[WHAT YOU SHOULD DO] Copy nothing but the stretch that opens with the line containing "Output the Python" and closes with the line containing "from bokeh.resources import INLINE". Keep pictures out.

[SUPPLIED INFORMATION]
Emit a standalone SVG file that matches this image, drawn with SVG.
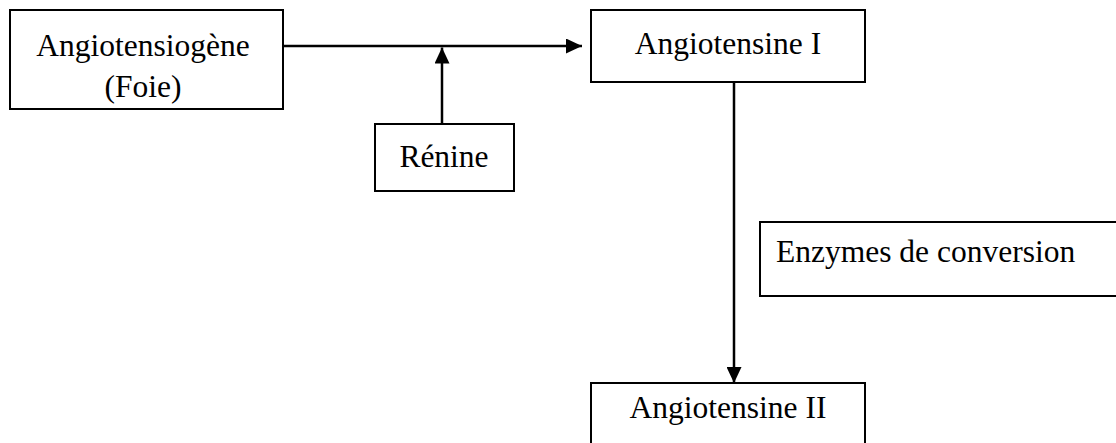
<svg xmlns="http://www.w3.org/2000/svg" width="1116" height="443" viewBox="0 0 1116 443">
<defs>
<style>
.box{fill:#fff;stroke:#000;stroke-width:2}
.t{font-family:"Liberation Serif","Times New Roman",serif;font-size:31.5px;fill:#000}
.c{stroke:#000;stroke-width:2.5;fill:none}
</style>
<marker id="ah" viewBox="0 0 16 15" refX="16" refY="7.5" markerWidth="16" markerHeight="15" markerUnits="userSpaceOnUse" orient="auto">
<path d="M0,0 L16,7.5 L0,15 Z" fill="#000"/>
</marker>
</defs>
<rect width="1116" height="443" fill="#fff"/>
<g id="angiotensiogene">
<rect class="box" x="10" y="10" width="273" height="99"/>
<text class="t" x="143" y="56" text-anchor="middle">Angiotensiogène</text>
<text class="t" x="143" y="97" text-anchor="middle">(Foie)</text>
</g>
<g id="renine">
<rect class="box" x="375" y="124" width="139" height="67"/>
<text class="t" x="444" y="167" text-anchor="middle">Rénine</text>
</g>
<g id="angiotensine1">
<rect class="box" x="591" y="10" width="274" height="72"/>
<text class="t" x="728" y="54" text-anchor="middle">Angiotensine I</text>
</g>
<g id="enzymes">
<rect class="box" x="760" y="222" width="370" height="74"/>
<text class="t" x="776" y="262">Enzymes de conversion</text>
</g>
<g id="angiotensine2">
<rect class="box" x="591" y="383" width="274" height="80"/>
<text class="t" x="728" y="418" text-anchor="middle">Angiotensine II</text>
</g>
<g id="connectors">
<line class="c" x1="283" y1="46" x2="582" y2="46" marker-end="url(#ah)"/>
<line class="c" x1="442" y1="124" x2="442" y2="47.5" marker-end="url(#ah)"/>
<line class="c" x1="734" y1="82" x2="734" y2="383" marker-end="url(#ah)"/>
</g>
</svg>
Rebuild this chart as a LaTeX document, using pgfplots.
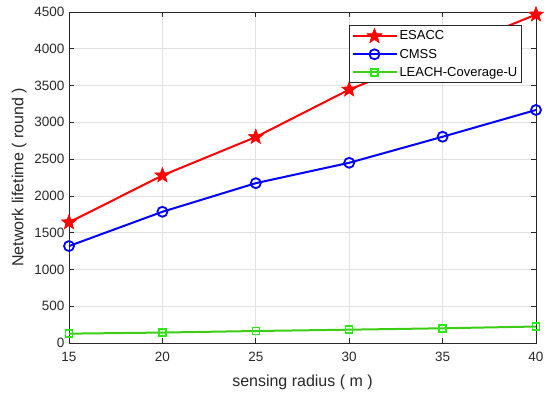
\documentclass[border=0pt]{standalone}
\usepackage{pgfplots}
\pgfplotsset{compat=1.18}
\usepackage{fontspec}
\setmainfont{Liberation Sans}
\definecolor{gridc}{RGB}{225,225,225}
\definecolor{axc}{RGB}{40,40,40}
\definecolor{lgreen}{RGB}{60,205,20}
\definecolor{mgreen}{RGB}{40,235,20}
\pgfdeclareplotmark{fstar}{%
  \pgfpathmoveto{\pgfqpointpolar{90}{\pgfplotmarksize}}%
  \pgfpathlineto{\pgfqpointpolar{126}{0.42\pgfplotmarksize}}%
  \pgfpathlineto{\pgfqpointpolar{162}{\pgfplotmarksize}}%
  \pgfpathlineto{\pgfqpointpolar{198}{0.42\pgfplotmarksize}}%
  \pgfpathlineto{\pgfqpointpolar{234}{\pgfplotmarksize}}%
  \pgfpathlineto{\pgfqpointpolar{270}{0.42\pgfplotmarksize}}%
  \pgfpathlineto{\pgfqpointpolar{306}{\pgfplotmarksize}}%
  \pgfpathlineto{\pgfqpointpolar{342}{0.42\pgfplotmarksize}}%
  \pgfpathlineto{\pgfqpointpolar{18}{\pgfplotmarksize}}%
  \pgfpathlineto{\pgfqpointpolar{54}{0.42\pgfplotmarksize}}%
  \pgfpathclose
  \pgfusepathqfillstroke}
\begin{document}
\begin{tikzpicture}[x=1pt,y=1pt]
\path[use as bounding box] (-69,-51) rectangle (481,343);
\begin{axis}[
  at={(0,0)}, anchor=south west,
  scale only axis, width=467pt, height=331pt,
  xmin=15, xmax=40, ymin=0, ymax=4500,
  xtick={15,20,25,30,35,40},
  ytick={0,500,1000,1500,2000,2500,3000,3500,4000,4500},
  grid=major, major grid style={gridc, line width=0.7pt},
  axis line style={axc, line width=0.7pt},
  tick style={axc, line width=0.7pt},
  tick align=inside, major tick length=5pt,
  ticklabel style={font=\fontsize{13.5}{15}\selectfont, text=axc},
  /pgf/number format/assume math mode=true,
  scaled y ticks=false,
  y tick label style={/pgf/number format/1000 sep={}, xshift=-1pt},
  x tick label style={yshift=-6pt},
  xlabel={sensing radius ( m )}, ylabel={Network lifetime ( round )},
  label style={font=\fontsize{16}{18}\selectfont, text=axc},
  xlabel style={yshift=-6pt}, ylabel style={yshift=1pt},
  legend style={at={(0.6,0.961)}, anchor=north west, draw=axc, line width=0.6pt,
    font=\fontsize{13}{15}\selectfont, row sep=3.5pt, inner xsep=2pt, inner ysep=3pt, cells={anchor=west}},
  legend cell align=left,
  legend image code/.code={\draw[mark repeat=2,mark phase=2,#1] plot coordinates {(0pt,0pt) (22pt,0pt) (44pt,0pt)};},
]
\addplot[red, line width=2pt, mark=fstar, mark size=8pt, mark options={solid, fill=red, line width=0.5pt}] coordinates {
 (15,1640) (20,2278) (25,2800) (30,3445) (35,3950) (40,4465)};
\addlegendentry{ESACC}
\addplot[blue, line width=2pt, mark=o, mark size=5pt, mark options={line width=1.8pt}] coordinates {
 (15,1318) (20,1784) (25,2173) (30,2450) (35,2804) (40,3168)};
\addlegendentry{CMSS}
\addplot[lgreen, line width=2pt, mark=square, mark size=3.5pt, mark options={mgreen, line width=1.5pt}] coordinates {
 (15,127) (20,142) (25,163) (30,181) (35,200) (40,224)};
\addlegendentry{LEACH-Coverage-U}
\end{axis}
\end{tikzpicture}
\end{document}
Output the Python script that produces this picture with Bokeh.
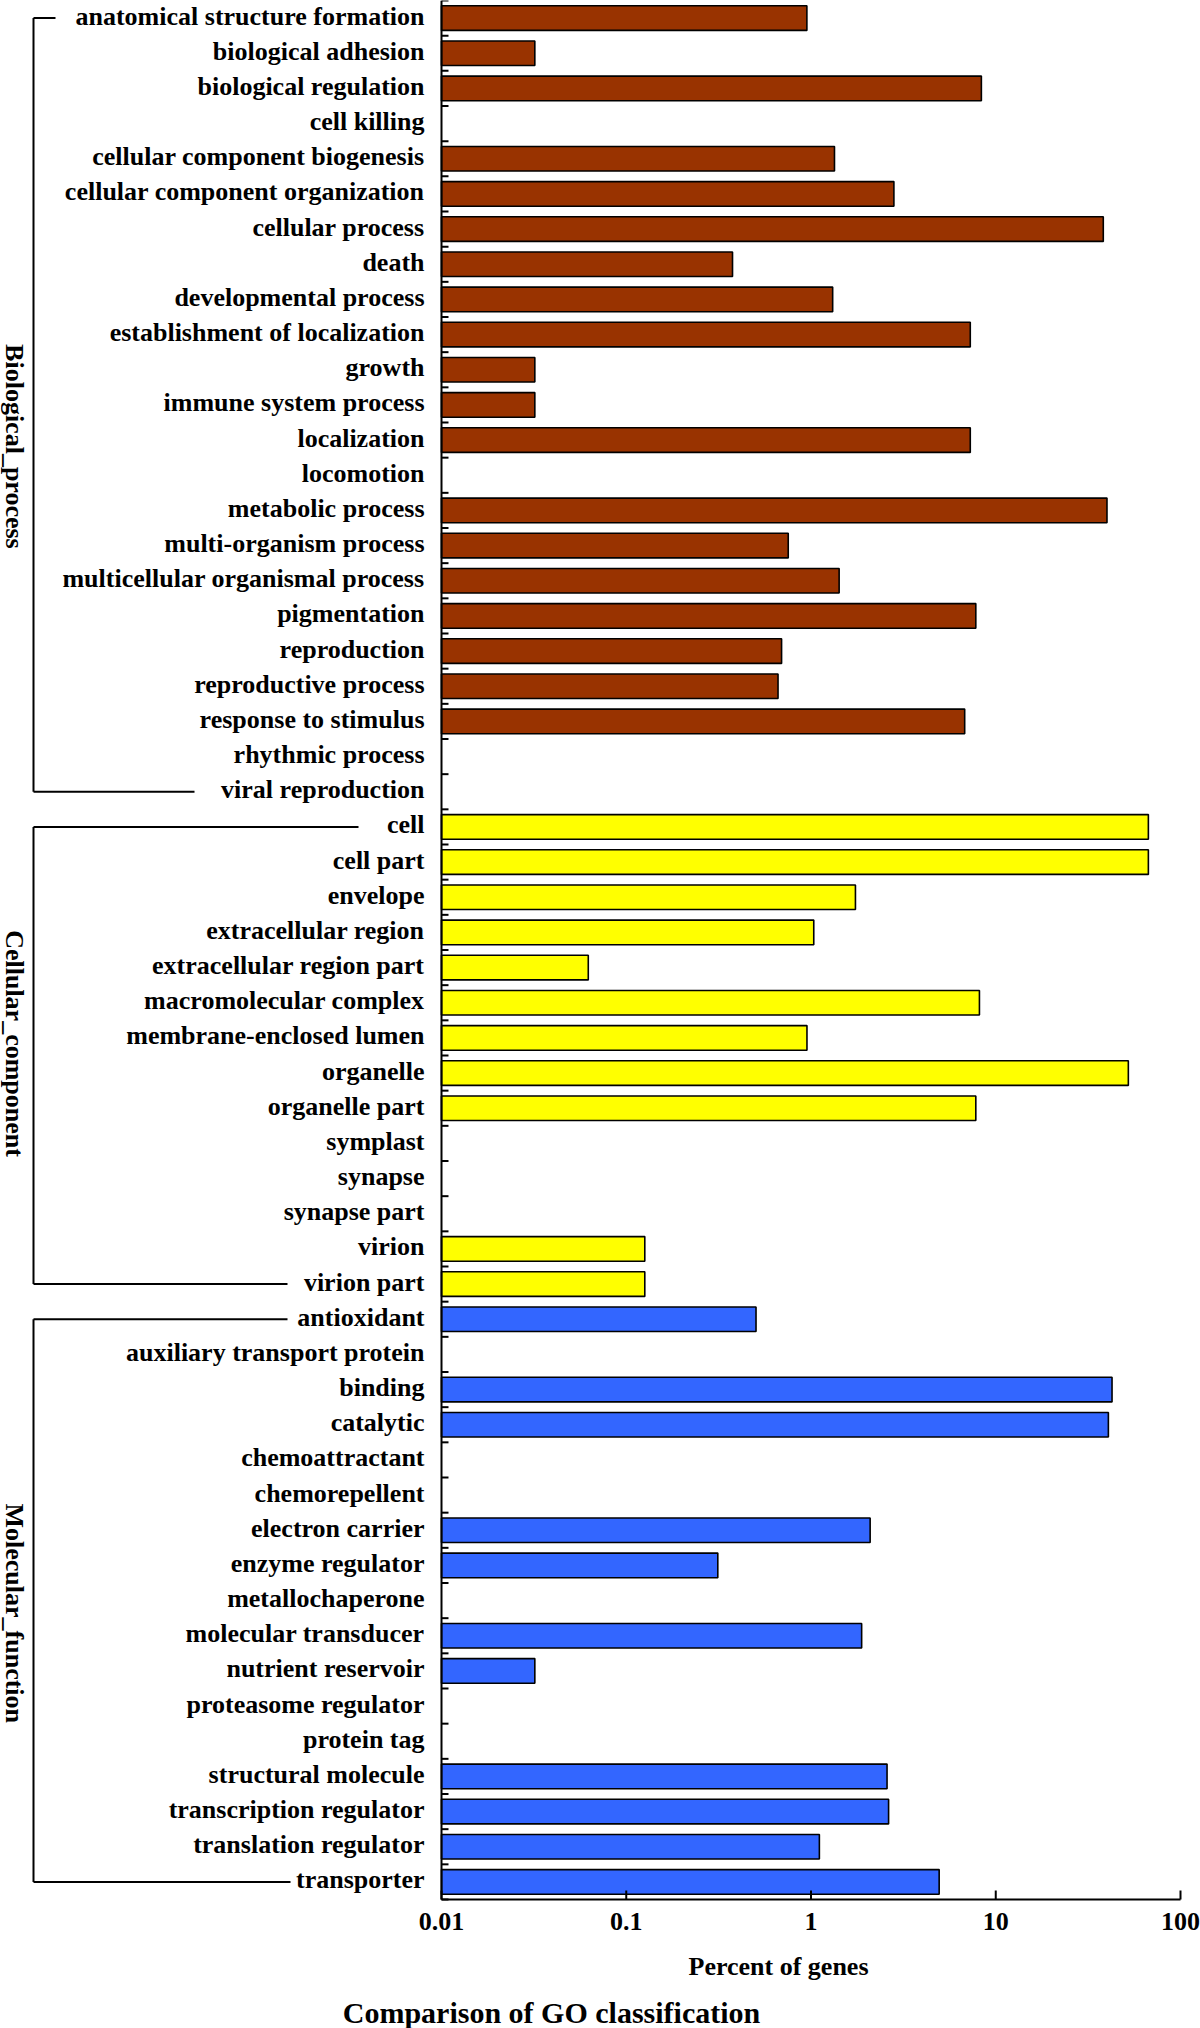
import math
from bokeh.plotting import figure
from bokeh.models import ColumnDataSource, Range1d, LinearScale
from bokeh.core.properties import value
from bokeh.embed import file_html
from bokeh.resources import INLINE

# ---------------- data ----------------
bp_terms = ["anatomical structure formation", "biological adhesion", "biological regulation",
            "cell killing", "cellular component biogenesis", "cellular component organization",
            "cellular process", "death", "developmental process", "establishment of localization",
            "growth", "immune system process", "localization", "locomotion", "metabolic process",
            "multi-organism process", "multicellular organismal process", "pigmentation",
            "reproduction", "reproductive process", "response to stimulus", "rhythmic process",
            "viral reproduction"]
bp_values = [0.95, 0.032, 8.36, 0, 1.34, 2.81, 38.2, 0.376, 1.31, 7.28, 0.032, 0.032, 7.28, 0,
             40.0, 0.753, 1.42, 7.80, 0.693, 0.663, 6.79, 0, 0]

cc_terms = ["cell", "cell part", "envelope", "extracellular region", "extracellular region part",
            "macromolecular complex", "membrane-enclosed lumen", "organelle", "organelle part",
            "symplast", "synapse", "synapse part", "virion", "virion part"]
cc_values = [67.0, 67.0, 1.74, 1.035, 0.0623, 8.16, 0.951, 52.2, 7.80, 0, 0, 0, 0.126, 0.126]

mf_terms = ["antioxidant", "auxiliary transport protein", "binding", "catalytic", "chemoattractant",
            "chemorepellent", "electron carrier", "enzyme regulator", "metallochaperone",
            "molecular transducer", "nutrient reservoir", "proteasome regulator", "protein tag",
            "structural molecule", "transcription regulator", "translation regulator", "transporter"]
mf_values = [0.504, 0, 42.6, 40.7, 0, 0, 2.09, 0.313, 0, 1.88, 0.032, 0, 0, 2.58, 2.63, 1.11, 4.94]

group_names = ["Biological_process", "Cellular_component", "Molecular_function"]
group_colors = ["#993300", "#FFFF00", "#3366FF"]

x_ticks = [0.01, 0.1, 1.0, 10.0, 100.0]
x_tick_labels = ["0.01", "0.1", "1", "10", "100"]
x_title = "Percent of genes"
chart_title = "Comparison of GO classification"

# ---------------- build ----------------
groups = [(bp_terms, bp_values), (cc_terms, cc_values), (mf_terms, mf_values)]
terms, values, colors, group_bounds = [], [], [], []
for (t, v), c in zip(groups, group_colors):
    start = len(terms)
    terms += t
    values += v
    colors += [c] * len(t)
    group_bounds.append((start, len(terms) - 1))
n = len(terms)
ys = [i + 0.5 for i in range(n)]
boundaries = list(range(n + 1))

keep = [i for i in range(n) if values[i] > 0]
src = ColumnDataSource(dict(y=[ys[i] for i in keep],
                            right=[values[i] for i in keep],
                            color=[colors[i] for i in keep]))

# ---------------- layout (page pixels) ----------------
FONT = value("Liberation Serif")
W, H = 1200, 2028
AX_L, AX_R, AX_B = 441, 1180, 1899

lo, hi = math.log10(x_ticks[0]), math.log10(x_ticks[-1])
dec = (AX_R - AX_L) / (hi - lo)
x_start = 10 ** (lo - AX_L / dec)
x_end = 10 ** (hi + (W - AX_R) / dec)
row_px = AX_B / n
y_start = H / row_px

p = figure(width=W, height=H, x_axis_type="log",
           x_range=Range1d(x_start, x_end), y_range=Range1d(y_start, 0),
           x_axis_location=None, y_axis_location=None,
           output_backend="svg", toolbar_location=None, title=None,
           min_border=0, min_border_left=0, min_border_right=0,
           min_border_top=0, min_border_bottom=0)
p.outline_line_color = None
p.grid.visible = False
p.background_fill_color = "white"
p.border_fill_color = "white"

p.extra_x_ranges = {"px": Range1d(0, W)}
p.extra_x_scales = {"px": LinearScale()}
p.extra_y_ranges = {"py": Range1d(H, 0)}
p.extra_y_scales = {"py": LinearScale()}

TXT = dict(text_font=FONT, text_font_style="bold", text_color="black",
           text_baseline="middle")

# bars
p.hbar(y="y", left=x_ticks[0], right="right", height=0.7, fill_color="color",
       line_color="black", line_width=1.6, source=src)

# y axis line and small inward ticks at category boundaries
p.segment(x0=[x_ticks[0]], y0=[0], x1=[x_ticks[0]], y1=[n], line_color="black", line_width=2)
p.segment(x0=AX_L, x1=AX_L + 7, y0=boundaries, y1=boundaries, x_range_name="px",
          line_color="black", line_width=2)

# x axis line, inward ticks, tick labels
p.segment(x0=[x_ticks[0]], y0=[n], x1=[x_ticks[-1]], y1=[n], line_color="black", line_width=2)
p.segment(x0=x_ticks, x1=x_ticks, y0=AX_B, y1=AX_B - 9, y_range_name="py",
          line_color="black", line_width=2)
p.text(x=x_ticks, y=1921, text=x_tick_labels, y_range_name="py", text_align="center",
       text_font_size=value("26px"), **TXT)

# category labels
p.text(x=424, y=ys, text=terms, x_range_name="px", text_align="right", y_offset=-2,
       text_font_size=value("26px"), **TXT)

# group brackets and group names
bracket_x = 33
top_ends = [55, 358, 287]
bottom_ends = [194, 287, 290]
label_y = [12.68, 29.66, 45.86]
bx0, by0, bx1, by1 = [], [], [], []
for (s, e), te, be in zip(group_bounds, top_ends, bottom_ends):
    y0, y1 = ys[s], ys[e]
    bx0 += [bracket_x, bracket_x, bracket_x]
    bx1 += [bracket_x, te, be]
    by0 += [y0, y0, y1]
    by1 += [y1, y0, y1]
p.segment(x0=bx0, y0=by0, x1=bx1, y1=by1, x_range_name="px", line_color="black",
          line_width=2)
p.text(x=14, y=label_y, text=group_names, x_range_name="px", angle=-math.pi / 2,
       text_align="center", text_font_size=value("26px"), **TXT)

# axis title and chart title
p.text(x=[778], y=[1966], text=[x_title], x_range_name="px", y_range_name="py",
       text_align="center", text_font_size=value("26px"), **TXT)
p.text(x=[551], y=[2012], text=[chart_title], x_range_name="px", y_range_name="py",
       text_align="center", text_font_size=value("30px"), **TXT)

open("out.html", "w").write(file_html(p, INLINE))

[FULL RESPONSE]
Output the Python script that produces this picture with Bokeh.
import math
from bokeh.plotting import figure
from bokeh.models import ColumnDataSource, Range1d, LinearScale
from bokeh.core.properties import value
from bokeh.embed import file_html
from bokeh.resources import INLINE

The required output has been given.